In my mind, "transgender" is more often a verb than a noun. Transgender means to transcend the established rules of gender. The idea of transcending gender has been liberating to me - that rather than be stuck with only two options – either to embrace femaleness or transition from female to male, I can transcend the rigid definitions of both. I could be a transcender. I have no doubt that this makes a lot of folks - queer, straight, trans, and cis-gender - uncomfortable. On a daily basis, people attempt, often via dirty looks or uninvited commentary, to reinforce the notion that in order to be a good person, one must be identifiable as a man or a woman. I would like to make clear to those people that their discomfort and hostility towards gender ambiguity calls into question not the quality of my personhood, but theirs.

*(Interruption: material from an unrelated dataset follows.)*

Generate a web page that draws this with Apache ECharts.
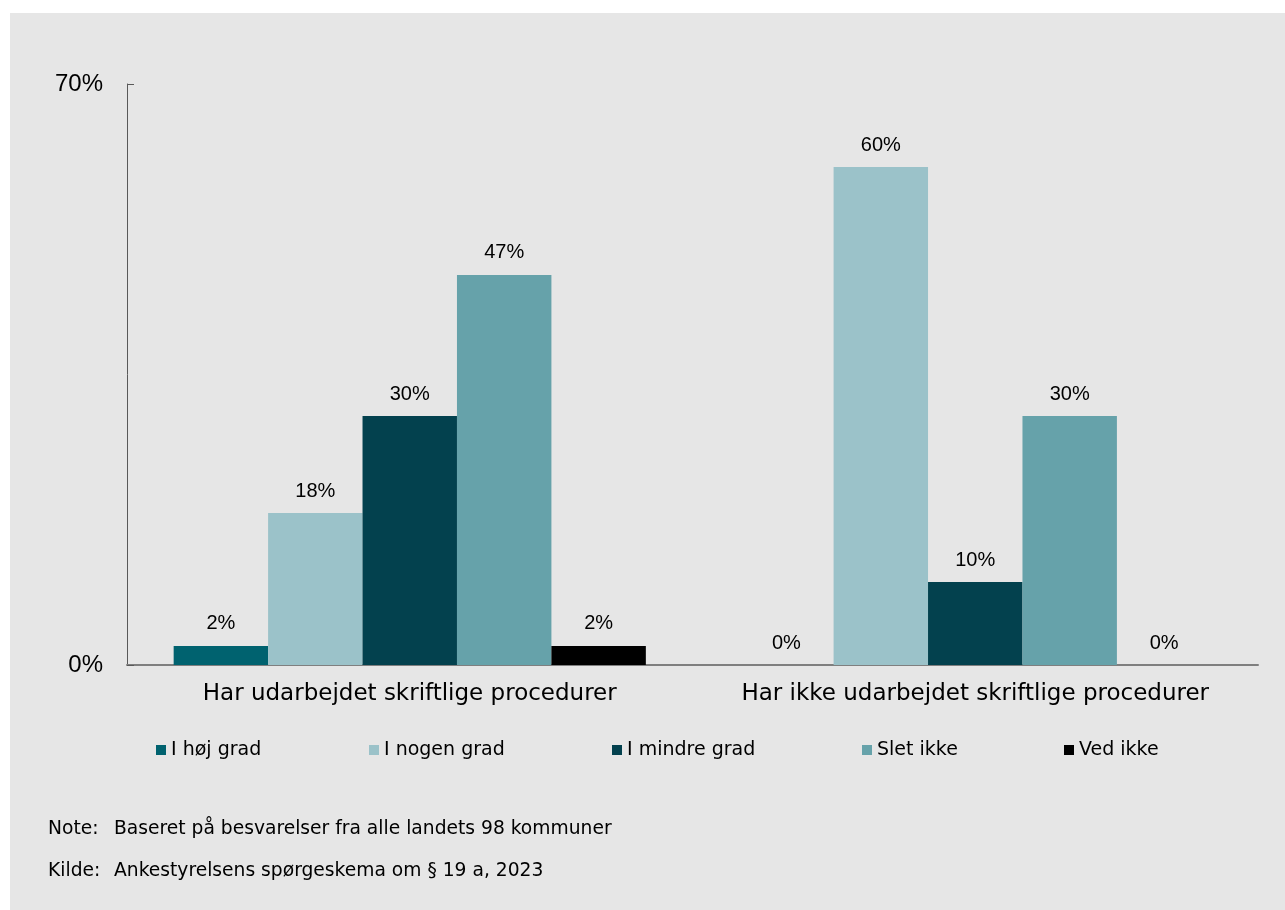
<!DOCTYPE html>
<html>
<head>
<meta charset="utf-8">
<script src="https://cdn.jsdelivr.net/npm/echarts@6/dist/echarts.min.js"></script>
<style>
html,body{margin:0;padding:0;background:#fff;}
#c{position:absolute;left:0;top:0;width:1285px;height:910px;}
</style>
</head>
<body>
<div id="c"></div>
<script>
const categories = ['Har udarbejdet skriftlige procedurer', 'Har ikke udarbejdet skriftlige procedurer'];
const seriesNames = ['I høj grad', 'I nogen grad', 'I mindre grad', 'Slet ikke', 'Ved ikke'];
const hojGrad = [2.3, 0];
const nogenGrad = [18.3, 60];
const mindreGrad = [30, 10];
const sletIkke = [47, 30];
const vedIkke = [2.3, 0];
const yTicks = [0, 70];
const noteText = 'Baseret på besvarelser fra alle landets 98 kommuner';
const kildeText = 'Ankestyrelsens spørgeskema om § 19 a, 2023';

const colors = ['#00626f', '#9bc2c9', '#03414e', '#66a2aa', '#000000'];
const values = [hojGrad, nogenGrad, mindreGrad, sletIkke, vedIkke];
const legendLeft = [156, 369, 612, 862, 1064];

const chart = echarts.init(document.getElementById('c'), null, {renderer: 'canvas'});
const series = seriesNames.map((n, i) => ({
  name: n,
  type: 'bar',
  data: values[i],
  barGap: '0%',
  barCategoryGap: '16.5%',
  itemStyle: {color: colors[i]},
  label: {
    show: true,
    position: 'top',
    distance: 12,
    formatter: p => Math.round(p.value) + '%',
    fontFamily: 'Liberation Sans, Arial',
    fontSize: 20,
    color: '#000'
  }
}));

const noteFont = '18.7px "DejaVu Sans", Verdana';

chart.setOption({
  animation: false,
  backgroundColor: '#fff',
  color: colors,
  grid: {left: 127, right: 27, top: 84, bottom: 245, containLabel: false},
  xAxis: {
    type: 'category',
    data: categories,
    axisLine: {show: true, lineStyle: {color: '#7f7f7f', width: 2}},
    axisTick: {show: false},
    axisLabel: {
      interval: 0,
      hideOverlap: false,
      fontFamily: 'DejaVu Sans, Verdana',
      fontSize: 23,
      color: '#000',
      margin: 18
    }
  },
  yAxis: {
    type: 'value',
    min: yTicks[0],
    max: yTicks[1],
    interval: 70,
    splitLine: {show: false},
    axisLine: {show: true, lineStyle: {color: '#595959', width: 1}},
    axisTick: {show: true, inside: true, length: 7, lineStyle: {color: '#595959'}},
    axisLabel: {
      formatter: v => v + '%',
      fontFamily: 'Liberation Sans, Arial',
      fontSize: 24,
      color: '#000',
      margin: 24
    }
  },
  legend: seriesNames.map((n, i) => ({
    data: [n],
    left: legendLeft[i],
    top: 740,
    padding: 0,
    itemWidth: 10,
    itemHeight: 10,
    itemGap: 0,
    icon: 'rect',
    textStyle: {fontFamily: 'DejaVu Sans, Verdana', fontSize: 19, lineHeight: 20, color: '#000'},
    selectedMode: false
  })),
  graphic: [
    {type: 'rect', left: 10, top: 13, shape: {width: 1275, height: 897}, style: {fill: '#e6e6e6'}, z: -10, silent: true},
    {type: 'text', x: 48, y: 829, style: {text: 'Note:', font: noteFont, fill: '#000', verticalAlign: 'middle'}},
    {type: 'text', x: 114, y: 829, style: {text: noteText, font: noteFont, fill: '#000', verticalAlign: 'middle'}},
    {type: 'text', x: 48, y: 871, style: {text: 'Kilde:', font: noteFont, fill: '#000', verticalAlign: 'middle'}},
    {type: 'text', x: 114, y: 871, style: {text: kildeText, font: noteFont, fill: '#000', verticalAlign: 'middle'}}
  ],
  series: series
});
</script>
</body>
</html>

I offer this blog as a forum to explore questions about being transgender without transitioning in greater depth... transcending of the gender line.

1 comment:

  1. Thank you. For putting into words what I have been feeling ever since I was 19 years old. Why should we feel the need to surgically assign ourselves the "opposite" gender, just to make society more at ease about us? We were born this way, fluid and undefined, we certinly didn't choose it to get more time in the spotlight.
    I believe the gods created me way I am for a reason, and I am certainly not broken or a mistake. One thing it's allowed me is tolerance for a lot of different people and ways of life. I don't fit into any cookie cutter definition, male or female, but rather as human.
    I want to thank you again... it's so nice to know that there are other queer folk out there not conforming to what is expected, but rather remaining true to themselves. Stay strong!